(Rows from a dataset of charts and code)
--- Begin ---

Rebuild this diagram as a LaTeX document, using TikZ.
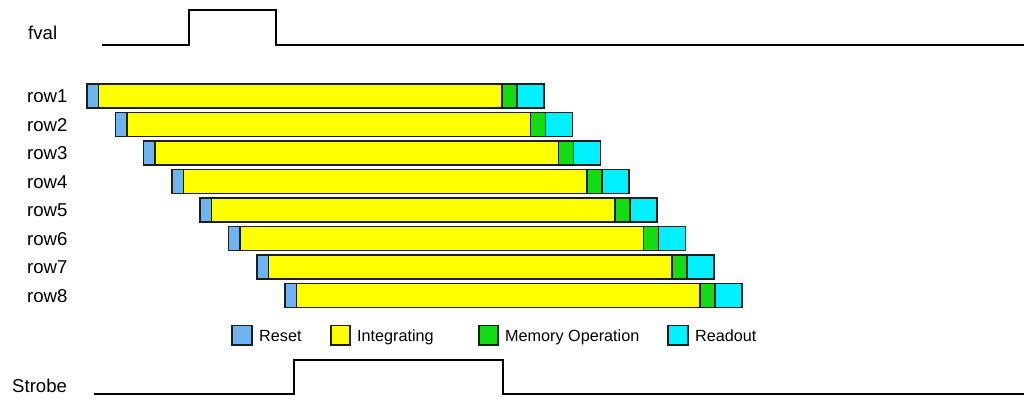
\documentclass[tikz,border=0pt]{standalone}
\usepackage{fontspec}
\setmainfont{Liberation Sans}
\definecolor{cReset}{RGB}{110,180,240}
\definecolor{cInteg}{RGB}{255,255,0}
\definecolor{cMem}{RGB}{20,220,20}
\definecolor{cRead}{RGB}{0,240,255}
\definecolor{cEdge}{RGB}{30,30,30}
\tikzset{
  sig/.style={line width=1.6pt, black},
  seg/.style={draw=cEdge, line width=1.5pt},
  lbl/.style={anchor=base west, inner sep=0pt, font=\fontsize{18.6}{20}\selectfont},
  leg/.style={anchor=base west, inner sep=0pt, font=\fontsize{16.2}{18}\selectfont},
  legbox/.style={draw=cEdge, line width=1.5pt}
}
\begin{document}
\begin{tikzpicture}[x=1pt,y=-1pt]
\useasboundingbox (0,0) rectangle (1024,407);
% fval
\node[lbl] (fvallbl) at (28,39.5) {fval};
\coordinate (f0) at (102,45);
\coordinate (f1) at (1024,45);
\draw[sig] (f0) -- (189,45) -- (189,10) -- (276,10) -- (276,45) -- (f1);
% rows
\foreach \i in {0,...,7}{
  \pgfmathsetmacro{\dx}{28.3*\i}
  \pgfmathsetmacro{\ty}{84+28.5*\i}
  \pgfmathsetmacro{\by}{\ty+24}
  \pgfmathtruncatemacro{\n}{\i+1}
  \node[lbl] (row\n) at (27,\ty+18.7) {row\n};
  \draw[seg, fill=cReset] (87+\dx,\ty) rectangle (98.5+\dx,\by);
  \draw[seg, fill=cInteg] (98.5+\dx,\ty) rectangle (502+\dx,\by);
  \draw[seg, fill=cMem] (502+\dx,\ty) rectangle (517+\dx,\by);
  \draw[seg, fill=cRead] (517+\dx,\ty) rectangle (544+\dx,\by);
}
% legend
\draw[legbox, fill=cReset] (232,325.5) rectangle (252,345);
\node[leg] (lreset) at (259,341.7) {Reset};
\draw[legbox, fill=cInteg] (331,325.5) rectangle (350,345);
\node[leg] (linteg) at (357,341.7) {Integrating};
\draw[legbox, fill=cMem] (479,325.5) rectangle (498,345);
\node[leg] (lmem) at (505,341.7) {Memory Operation};
\draw[legbox, fill=cRead] (668,325.5) rectangle (688,345);
\node[leg] (lread) at (695,341.7) {Readout};
% strobe
\node[lbl] (strobelbl) at (12,392) {Strobe};
\coordinate (s0) at (94,394);
\coordinate (s1) at (1024,394);
\draw[sig] (s0) -- (294,394) -- (294,360) -- (503,360) -- (503,394) -- (s1);
\end{tikzpicture}
\end{document}
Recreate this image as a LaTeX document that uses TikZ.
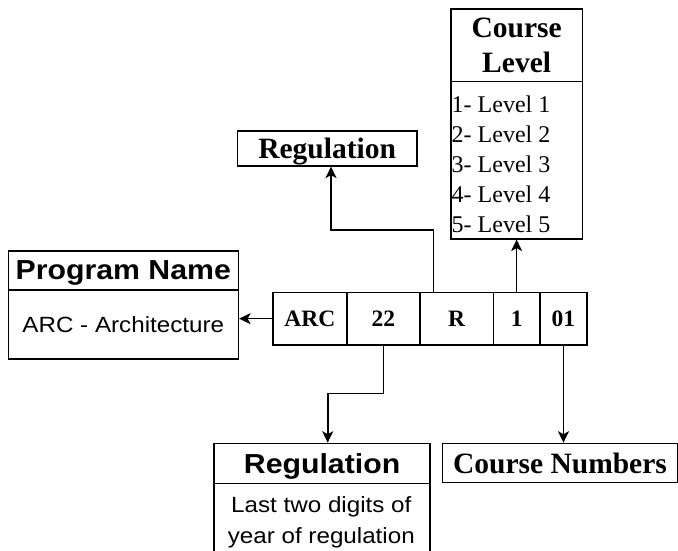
\documentclass[tikz,border=0pt]{standalone}
\usepackage{fontspec}
\setmainfont{Liberation Serif}
\newfontfamily\sansfont[FakeStretch=1.1]{Liberation Sans}
\usetikzlibrary{arrows.meta,calc}
\tikzset{
  box/.style={draw, line width=1.6pt, inner sep=0pt, anchor=north west},
  arr/.style={draw, line width=1.6pt, -{Stealth[length=11.5pt,width=11pt,inset=3pt]}},
  serifhead/.style={font=\fontsize{29.5}{35.3}\selectfont\bfseries, text depth=0pt},
  sanshead/.style={font=\sansfont\fontsize{27.5}{30}\selectfont\bfseries, text depth=0pt},
  sansbody/.style={font=\sansfont\fontsize{22}{31.6}\selectfont},
  codecell/.style={box, minimum height=52.3pt, font=\fontsize{23.5}{28}\selectfont\bfseries},
}
\begin{document}
\begin{tikzpicture}[x=1pt,y=-1pt]
\useasboundingbox (0,0) rectangle (678,551);
\clip (0,0) rectangle (678,551);

% code row
\node[codecell, minimum width=74pt]   (arc)   at (272,291.7)   {ARC};
\node[codecell, minimum width=73pt]   (c22)   at (346,291.7)   {22};
\node[codecell, minimum width=73.7pt] (rcell) at (419,291.7)   {R};
\node[codecell, minimum width=46.3pt] (one)   at (492.7,291.7) {1};
\node[codecell, minimum width=47.3pt] (c01)   at (539,291.7)   {01};

% program name
\node[box, sanshead, minimum width=230pt, minimum height=39pt] (pnHead) at (7.5,250) {Program Name};
\node[box, sansbody, minimum width=230pt, minimum height=69pt] (pnBody) at (7.5,289) {ARC - Architecture};

% regulation (top)
\node[box, serifhead, minimum width=179.3pt, minimum height=35pt] (regTop) at (236.7,130) {Regulation};

% course level
\node[box, serifhead, align=center, minimum width=131.7pt, minimum height=72.4pt] (lvlHead) at (450,8.3) {Course\\Level};
\node[box, minimum width=131.7pt, minimum height=157.3pt] (lvlBody) at (450,80.7) {};
\node[anchor=north west, inner sep=0pt, align=left, font=\fontsize{24}{30}\selectfont] (lvlList) at (451.5,95.5)
  {1- Level 1\\2- Level 2\\3- Level 3\\4- Level 4\\5- Level 5};

% regulation (bottom)
\node[box, sanshead, minimum width=216pt, minimum height=40pt] (regBotHead) at (213.3,442.7) {Regulation};
\node[box, minimum width=216pt, minimum height=90pt] (regBotBody) at (213.3,482.7) {};
\node[anchor=north, inner sep=0pt, align=center, sansbody] (regBotText) at (321.3,496)
  {Last two digits of\\year of regulation};

% course numbers
\node[box, serifhead, minimum width=235pt, minimum height=39pt] (cnum) at (441.7,442.7) {Course Numbers};

% connectors
\coordinate (bendA) at (331,230);
\coordinate (bendB) at (327.7,393.3);
\draw[arr] (arc.west) -- (arc.west -| pnBody.east);
\draw[arr] ([xshift=14.3pt]rcell.north west) |- (bendA) -- (bendA |- regTop.south);
\draw[arr] (one.north) -- (one.north |- lvlBody.south);
\draw[arr] (c22.south) |- (bendB) -- (bendB |- regBotHead.north);
\draw[arr] (c01.south) -- (c01.south |- cnum.north);
\end{tikzpicture}
\end{document}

--- End ---

» **WHAT YOU HAVE TO DO**: Among the records above, locate the line containing "Recreate this image" and the line containing "minimum width=179.3pt, minimum", then transcribe exactly the lines starting at the first and ending at the second, with no pictures.

» **ANSWER TO THIS TASK**:
Recreate this image as a LaTeX document that uses TikZ.
\documentclass[tikz,border=0pt]{standalone}
\usepackage{fontspec}
\setmainfont{Liberation Serif}
\newfontfamily\sansfont[FakeStretch=1.1]{Liberation Sans}
\usetikzlibrary{arrows.meta,calc}
\tikzset{
  box/.style={draw, line width=1.6pt, inner sep=0pt, anchor=north west},
  arr/.style={draw, line width=1.6pt, -{Stealth[length=11.5pt,width=11pt,inset=3pt]}},
  serifhead/.style={font=\fontsize{29.5}{35.3}\selectfont\bfseries, text depth=0pt},
  sanshead/.style={font=\sansfont\fontsize{27.5}{30}\selectfont\bfseries, text depth=0pt},
  sansbody/.style={font=\sansfont\fontsize{22}{31.6}\selectfont},
  codecell/.style={box, minimum height=52.3pt, font=\fontsize{23.5}{28}\selectfont\bfseries},
}
\begin{document}
\begin{tikzpicture}[x=1pt,y=-1pt]
\useasboundingbox (0,0) rectangle (678,551);
\clip (0,0) rectangle (678,551);

% code row
\node[codecell, minimum width=74pt]   (arc)   at (272,291.7)   {ARC};
\node[codecell, minimum width=73pt]   (c22)   at (346,291.7)   {22};
\node[codecell, minimum width=73.7pt] (rcell) at (419,291.7)   {R};
\node[codecell, minimum width=46.3pt] (one)   at (492.7,291.7) {1};
\node[codecell, minimum width=47.3pt] (c01)   at (539,291.7)   {01};

% program name
\node[box, sanshead, minimum width=230pt, minimum height=39pt] (pnHead) at (7.5,250) {Program Name};
\node[box, sansbody, minimum width=230pt, minimum height=69pt] (pnBody) at (7.5,289) {ARC - Architecture};

% regulation (top)
\node[box, serifhead, minimum width=179.3pt, minimum height=35pt] (regTop) at (236.7,130) {Regulation};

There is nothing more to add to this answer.